There were fears that Holden, the Australian subsidiary of General Motors Company [NYSE:GM], was going to drop the Commodore from its lineup after the VF had run its course due to declining sales, but Devereux has now put those fears to rest.
The Holden exec didn’t go so far as to reveal what bodystyle the new Commodore would feature, though a switch to a crossover, which was rumored due to the bodystyle's growing popularity in Australia and other markets, is unlikely given the car’s history of being a sedan.
The Holden Commodore was first launched in 1978 as a mid-size sedan and was based on technology borrowed from Opel. It has since spawned multiple generations and is now a large car.

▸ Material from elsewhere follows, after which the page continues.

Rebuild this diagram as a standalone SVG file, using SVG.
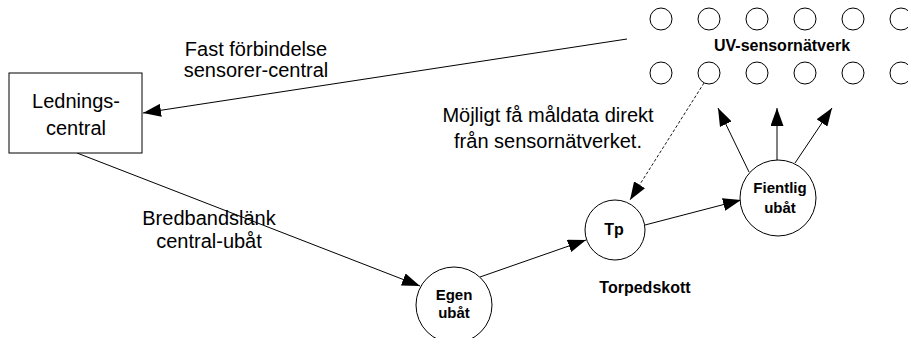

“A lot of folks have been speculating about whether this is the last Commodore ... I can categorically tell you we have already begun working on the Commodore that comes after this one [VF]," Devereux told Drive.
“This thing will run through end of '16, after that time we're going to be putting two architectures into the plant ... one of them will underpin the Commodore that replaces the VF,” he added.
Those two architectures referred to by Devereux are global architectures, as confirmed by Holden in April of last year. One of the platforms, code-named the D2XX, will be for the next-generation Chevrolet Cruze. Holden already sells its own version of the current Cruze.
Holden hasn’t confirmed what the second platform will be though many are expecting it to be the award-winning Alpha platform underpinning the Cadillac ATS and next-generation versions of the CTS and Chevrolet Camaro.
This would mean that the Commodore retains its rear-wheel-drive layout, although there’s also the chance that Holden may use the platform of the next-generation Chevrolet Malibu, which will remain a front-driver. The new Commodore is expected to return to the mid-size category to suit changing customer tastes.
However, helping support the theory that the new Commodore will be based on the Alpha platform are reports that Buick is planning a new rear-wheel-drive sedan to revive the Grand National nameplate.
As previously reported, Holden is an expert in the development of rear-wheel-drive cars and may end up developing the new Grand National alongside its new Commodore, with the Buick to arrive in the U.S. and possibly China, the brand's most important market. Holden has been tasked with designing cars for the Chinese market, and one of these cars could be the new Buick Grand National.